Information on journals are available on the journal’s own website or through the society that administrates the journal. For example, the journal The American Naturalist is administered by University of Chicago Press, so its website is hosted on the University of Chicago Press journal site (http://www.journals.uchicago.edu). Other journal hosting sites are specifically built as journal repositories, such as JSTOR (https://www.jstor.org/), a major digital academic library. Searching the website using the JSTOR search engine will provide information on journal volumes and issues for all journals from JSTOR. Another example is Scopus (https://www.elsevier.com/solutions/scopus), a citation database that provides details on journal metrics and ranking, such as Impact Factors (see ‘How are journals ranked?’). Using journal metrics, authors can determine which journals may be best suited for their work and follow the links on the database to the specific journal’s website.
Another major source of journal information are online university libraries. Universities are paid subscribers to journals and thus have subscription access to journal content, including volumes and individual papers. Searching the online library of your university will give you unrestricted access to journal content, where you can browse the journal website to find tailored information.

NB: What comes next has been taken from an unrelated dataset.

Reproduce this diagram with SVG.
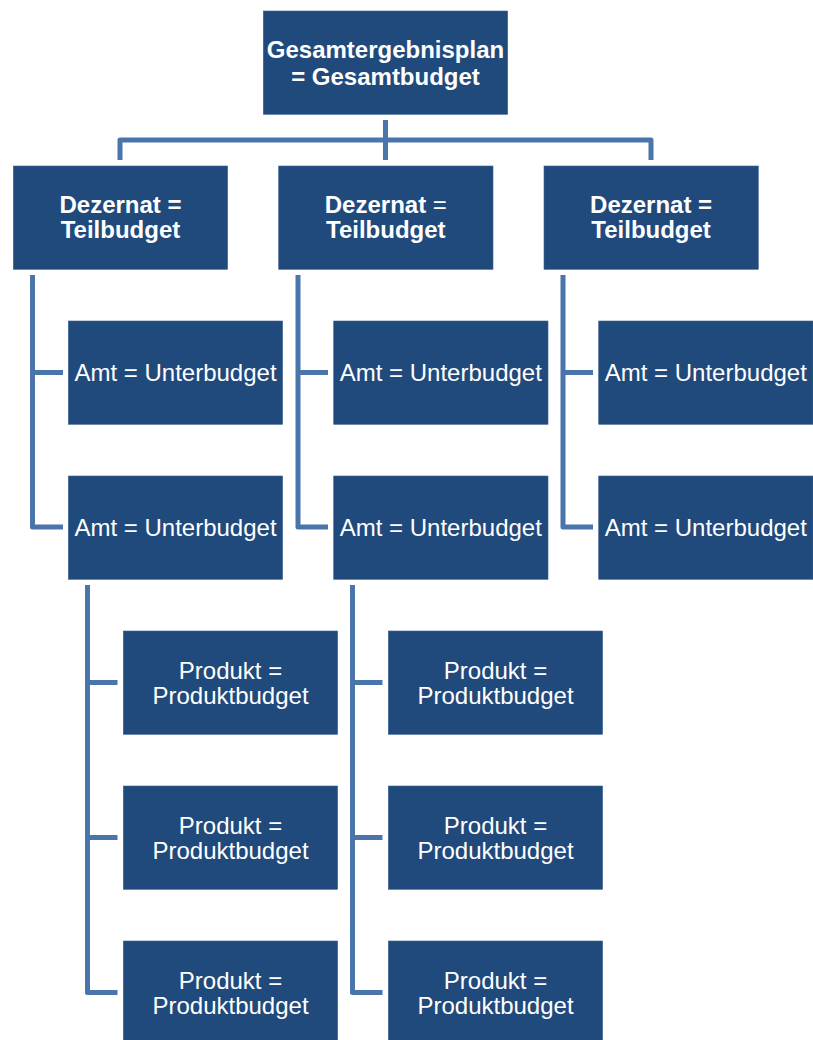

Practical example for Life Sciences
Within the life sciences, information on journals can be found on the journal website, the publisher’s website, i.e. Wiley Online Library, and citation databases, such as Scopus.
Practical example for mathematics
Information on journals can be found on the journal website. In particular, look at the ‘guidelines for authors’ and ‘frequently asked questions’ sections. There may also be information on the publisher’s website and review websites/search engines such as the American Mathematical Society website.